In a desert area, unconsolidated sediment can seriously attenuate the high frequency components of seismic data. In order to evaluate the attenuation of a seismic wave in the medium, we firstly analysed the primary seismic wave from up‐hole survey data acquired from the Takelamagan desert of north‐west China and then performed numerical simulations. The up‐hole results showed that there is a stratum in which the velocity increases gradually when the depth increases and where amplitudes and frequency components are attenuated and are decreased seriously by the waves being reflected or passing through the stratum. We regard the stratum as a linear transition layer. Based on the linear transition theory and the velocity structures obtained from up‐hole data, the one‐dimensional numerical simulation method was used to calculate seismograms of transmission waves and reflection waves. By analysing these two records, it was found that both amplitudes and frequency components attenuated greatly due to the existing linear transition layer.

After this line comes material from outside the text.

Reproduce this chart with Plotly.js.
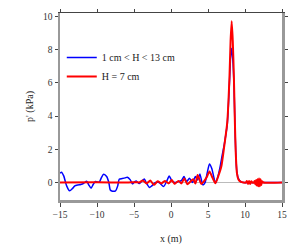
<!DOCTYPE html>
<html><head><meta charset="utf-8">
<script src="https://cdn.plot.ly/plotly-3.0.1.min.js"></script>
<style>html,body{margin:0;padding:0;background:#fff}#chart{width:300px;height:250px}</style>
</head><body><div id="chart"></div>
<script>
// Blue series: 1 cm < H < 13 cm
const blueX = [-15,-14.8,-14.5,-14.1,-13.7,-13.3,-13.0,-12.6,-12.2,-11.8,-11.4,-11.1,-10.8,-10.5,-10.2,-9.7,-9.4,-9.1,-8.7,-8.4,-8.2,-7.9,-7.5,-7.2,-7.0,-6.6,-6.2,-5.9,-5.5,-5.2,-4.9,-4.7,-4.3,-4.0,-3.6,-3.3,-2.9,-2.6,-2.1,-1.6,-1.0,-0.6,-0.24,0.1,0.5,0.9,1.4,1.76,2.1,2.5,2.9,3.3,3.6,3.9,4.3,4.6,4.9,5.2,5.5,5.8,6.0,6.3,6.6,6.9,7.2,7.6,7.9,8.05,8.2,8.35,8.5,8.64,8.75,8.9,9.1,9.4,9.8,12,15];
const blueY = [0.56,0.62,0.4,-0.2,-0.5,-0.35,-0.2,-0.15,-0.12,-0.05,0.08,-0.15,-0.34,-0.1,0.06,0.02,0.3,0.5,0.36,0.0,-0.45,-0.52,-0.5,-0.2,0.2,0.24,0.28,0.32,0.16,-0.08,0.05,0.1,-0.06,0.06,0.22,-0.05,-0.3,-0.2,0.0,0.0,-0.24,0.05,0.4,0.12,0.0,0.05,0.12,0.36,0.05,0.26,0.0,0.36,0.15,0.52,-0.14,0.0,0.6,1.12,0.86,0.3,-0.04,0.3,0.86,1.6,2.3,3.5,6.0,7.5,8.08,7.4,6.0,3.45,1.8,0.66,0.25,0.06,0.0,0.0,0.0];
// Red series: H = 7 cm
const redX = [-15,-10,-6,-4.5,-4.3,-3.8,-3.3,-2.8,-2.3,-1.8,-1.3,-0.8,-0.3,0.1,0.5,1.0,1.4,1.8,2.2,2.6,3.0,3.3,3.6,4.1,4.5,4.8,5.2,5.6,6.0,6.4,6.8,7.2,7.6,7.9,8.05,8.2,8.35,8.5,8.64,8.75,8.9,9.1,9.4,9.8,10.1,10.25,10.4,10.55,10.7,10.85,11.0,11.2,11.3,11.4,11.5,11.6,11.7,11.8,11.9,12.0,12.1,12.2,12.3,12.5,15];
const redY = [0.0,0.02,0.0,0.02,0.0,0.12,-0.05,0.12,-0.14,0.08,-0.05,0.1,-0.05,0.15,-0.08,0.1,-0.05,0.25,-0.1,0.05,0.2,-0.06,0.46,-0.08,0.1,0.3,0.66,0.3,-0.04,0.4,0.96,2.2,3.6,6.3,8.5,9.7,8.5,6.3,3.5,1.8,0.6,0.2,0.05,0.0,0.0,0.09,-0.08,0.1,-0.09,0.08,0.0,0.0,0.1,-0.12,0.16,-0.18,0.2,-0.22,0.24,-0.22,0.2,-0.15,0.08,0.0,0.0];
const xTicks = [-15,-10,-5,0,5,10,15];
const yTicks = [0,2,4,6,8,10];
const seriesNames = ['1 cm < H < 13 cm','H = 7 cm'];

const data = [
  {x: blueX, y: blueY, type: 'scatter', mode: 'lines', name: seriesNames[0], line: {color: '#0000ff', width: 1.5, shape: 'spline', smoothing: 0.6}},
  {x: redX, y: redY, type: 'scatter', mode: 'lines', name: seriesNames[1], line: {color: '#ff0000', width: 2, shape: 'spline', smoothing: 0.6}},
  {x: xTicks, y: xTicks.map(() => null), xaxis: 'x2', yaxis: 'y', showlegend: false, hoverinfo: 'skip', type: 'scatter', mode: 'lines'}
];
const fontFam = 'Liberation Serif, Times New Roman, serif';
const layout = {
  width: 300, height: 250,
  margin: {l: 60, r: 15, t: 12, b: 50},
  paper_bgcolor: '#fff', plot_bgcolor: '#fff',
  font: {family: fontFam, size: 10, color: '#222'},
  showlegend: true,
  legend: {x: 0.008, y: 0.84, xanchor: 'left', yanchor: 'top', bgcolor: 'rgba(0,0,0,0)', font: {family: fontFam, size: 10, color: '#222'}, tracegroupgap: 0},
  xaxis: {range: [-15, 15], tickvals: xTicks, ticks: 'outside', ticklen: 4, tickcolor: '#444', tickwidth: 1,
    tickfont: {family: fontFam, size: 9.5, color: '#333'}, automargin: false,
    showline: true, linecolor: '#999', linewidth: 2.5, showgrid: false, zeroline: false,
    title: {text: 'x (m)', font: {family: fontFam, size: 10, color: '#222'}}},
  xaxis2: {range: [-15, 15], overlaying: 'x', side: 'top', tickvals: xTicks, ticks: 'outside', ticklen: 3, tickcolor: '#444',
    showticklabels: false, showline: true, linecolor: '#444', linewidth: 1.2, showgrid: false, zeroline: false, automargin: false},
  yaxis: {range: [-1.05, 10.2], tickvals: yTicks, ticks: 'outside', ticklen: 3, tickcolor: '#444', tickwidth: 1,
    tickfont: {family: fontFam, size: 9.5, color: '#333'}, automargin: true,
    showline: true, linecolor: '#999', linewidth: 2.5, mirror: 'ticks', showgrid: false,
    zeroline: true, zerolinecolor: '#bbbbbb', zerolinewidth: 1.5,
    title: {text: "p' (kPa)", font: {family: fontFam, size: 10, color: '#222'}, standoff: 8}}
};
Plotly.newPlot('chart', data, layout, {displayModeBar: false, staticPlot: true});
</script></body></html>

This can be interpreted as scattering or multiples since the reflection and the transmission actions usually occurred in this kind of stratum more than once. This is a significant factor for the amplitudes and frequency components attenuation of a partially saturated layer in a desert area. The filter character of the transition stratum can be described as a low‐pass filter for reflection waves and as a high‐pass filter for transmission waves.